Start
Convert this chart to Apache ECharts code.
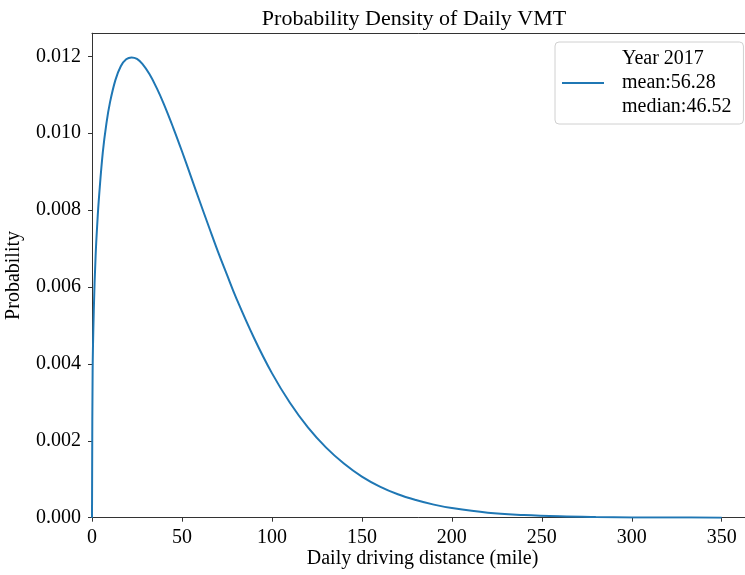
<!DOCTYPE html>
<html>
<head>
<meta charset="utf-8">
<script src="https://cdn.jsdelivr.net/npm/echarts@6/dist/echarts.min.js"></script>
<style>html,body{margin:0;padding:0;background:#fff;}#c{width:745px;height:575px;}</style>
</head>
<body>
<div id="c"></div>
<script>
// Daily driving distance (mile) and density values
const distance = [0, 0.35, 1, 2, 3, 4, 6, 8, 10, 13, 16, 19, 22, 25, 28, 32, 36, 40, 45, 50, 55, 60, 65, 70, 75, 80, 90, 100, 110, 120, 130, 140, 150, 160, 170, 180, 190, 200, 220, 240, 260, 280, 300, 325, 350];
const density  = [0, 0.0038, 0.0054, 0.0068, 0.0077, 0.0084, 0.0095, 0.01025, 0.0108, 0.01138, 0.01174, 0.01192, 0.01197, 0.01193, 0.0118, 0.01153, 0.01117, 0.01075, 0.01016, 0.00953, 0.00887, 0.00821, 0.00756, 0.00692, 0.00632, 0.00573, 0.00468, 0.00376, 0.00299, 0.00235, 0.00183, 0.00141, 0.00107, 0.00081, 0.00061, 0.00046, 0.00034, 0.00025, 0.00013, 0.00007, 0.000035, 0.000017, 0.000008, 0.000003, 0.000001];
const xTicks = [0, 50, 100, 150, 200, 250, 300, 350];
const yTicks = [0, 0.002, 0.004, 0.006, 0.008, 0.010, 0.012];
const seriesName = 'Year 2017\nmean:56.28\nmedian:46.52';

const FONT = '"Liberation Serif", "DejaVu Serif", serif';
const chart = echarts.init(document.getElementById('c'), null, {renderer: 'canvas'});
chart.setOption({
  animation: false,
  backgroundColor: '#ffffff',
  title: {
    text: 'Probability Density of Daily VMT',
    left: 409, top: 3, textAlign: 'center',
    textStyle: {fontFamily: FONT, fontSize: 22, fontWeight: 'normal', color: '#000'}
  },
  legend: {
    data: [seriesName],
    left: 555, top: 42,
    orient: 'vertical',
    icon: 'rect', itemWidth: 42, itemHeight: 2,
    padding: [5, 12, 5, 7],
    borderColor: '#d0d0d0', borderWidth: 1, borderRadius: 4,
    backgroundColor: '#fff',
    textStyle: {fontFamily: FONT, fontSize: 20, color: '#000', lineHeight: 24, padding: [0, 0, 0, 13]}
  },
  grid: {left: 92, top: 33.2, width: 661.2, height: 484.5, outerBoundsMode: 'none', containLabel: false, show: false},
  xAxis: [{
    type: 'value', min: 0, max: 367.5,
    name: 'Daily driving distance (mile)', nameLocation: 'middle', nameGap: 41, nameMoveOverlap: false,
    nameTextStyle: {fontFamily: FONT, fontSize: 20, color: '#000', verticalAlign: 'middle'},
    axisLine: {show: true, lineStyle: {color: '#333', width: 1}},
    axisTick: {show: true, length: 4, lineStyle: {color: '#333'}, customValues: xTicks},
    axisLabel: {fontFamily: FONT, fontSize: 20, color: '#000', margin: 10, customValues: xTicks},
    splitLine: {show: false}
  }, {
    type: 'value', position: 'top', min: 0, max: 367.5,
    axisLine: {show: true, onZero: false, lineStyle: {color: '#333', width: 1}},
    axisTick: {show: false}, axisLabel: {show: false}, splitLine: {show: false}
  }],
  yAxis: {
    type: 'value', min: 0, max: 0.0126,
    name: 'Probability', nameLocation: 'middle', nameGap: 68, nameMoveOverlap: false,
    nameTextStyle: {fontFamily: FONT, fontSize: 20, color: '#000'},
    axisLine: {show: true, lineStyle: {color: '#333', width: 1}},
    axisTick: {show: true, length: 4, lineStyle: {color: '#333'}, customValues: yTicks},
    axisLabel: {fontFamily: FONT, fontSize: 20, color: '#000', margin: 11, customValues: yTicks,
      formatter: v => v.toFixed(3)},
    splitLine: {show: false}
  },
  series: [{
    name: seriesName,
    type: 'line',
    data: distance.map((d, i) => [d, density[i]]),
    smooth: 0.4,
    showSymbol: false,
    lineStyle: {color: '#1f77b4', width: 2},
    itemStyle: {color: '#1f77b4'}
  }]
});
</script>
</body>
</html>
End
▶ **Problem statement**:
Leave out the pictures and restate, word for word, the lines from the top of the data through the line containing "const seriesName = 'Year", both included.

▶ **Right answer**:
Convert this chart to Apache ECharts code.
<!DOCTYPE html>
<html>
<head>
<meta charset="utf-8">
<script src="https://cdn.jsdelivr.net/npm/echarts@6/dist/echarts.min.js"></script>
<style>html,body{margin:0;padding:0;background:#fff;}#c{width:745px;height:575px;}</style>
</head>
<body>
<div id="c"></div>
<script>
// Daily driving distance (mile) and density values
const distance = [0, 0.35, 1, 2, 3, 4, 6, 8, 10, 13, 16, 19, 22, 25, 28, 32, 36, 40, 45, 50, 55, 60, 65, 70, 75, 80, 90, 100, 110, 120, 130, 140, 150, 160, 170, 180, 190, 200, 220, 240, 260, 280, 300, 325, 350];
const density  = [0, 0.0038, 0.0054, 0.0068, 0.0077, 0.0084, 0.0095, 0.01025, 0.0108, 0.01138, 0.01174, 0.01192, 0.01197, 0.01193, 0.0118, 0.01153, 0.01117, 0.01075, 0.01016, 0.00953, 0.00887, 0.00821, 0.00756, 0.00692, 0.00632, 0.00573, 0.00468, 0.00376, 0.00299, 0.00235, 0.00183, 0.00141, 0.00107, 0.00081, 0.00061, 0.00046, 0.00034, 0.00025, 0.00013, 0.00007, 0.000035, 0.000017, 0.000008, 0.000003, 0.000001];
const xTicks = [0, 50, 100, 150, 200, 250, 300, 350];
const yTicks = [0, 0.002, 0.004, 0.006, 0.008, 0.010, 0.012];
const seriesName = 'Year 2017\nmean:56.28\nmedian:46.52';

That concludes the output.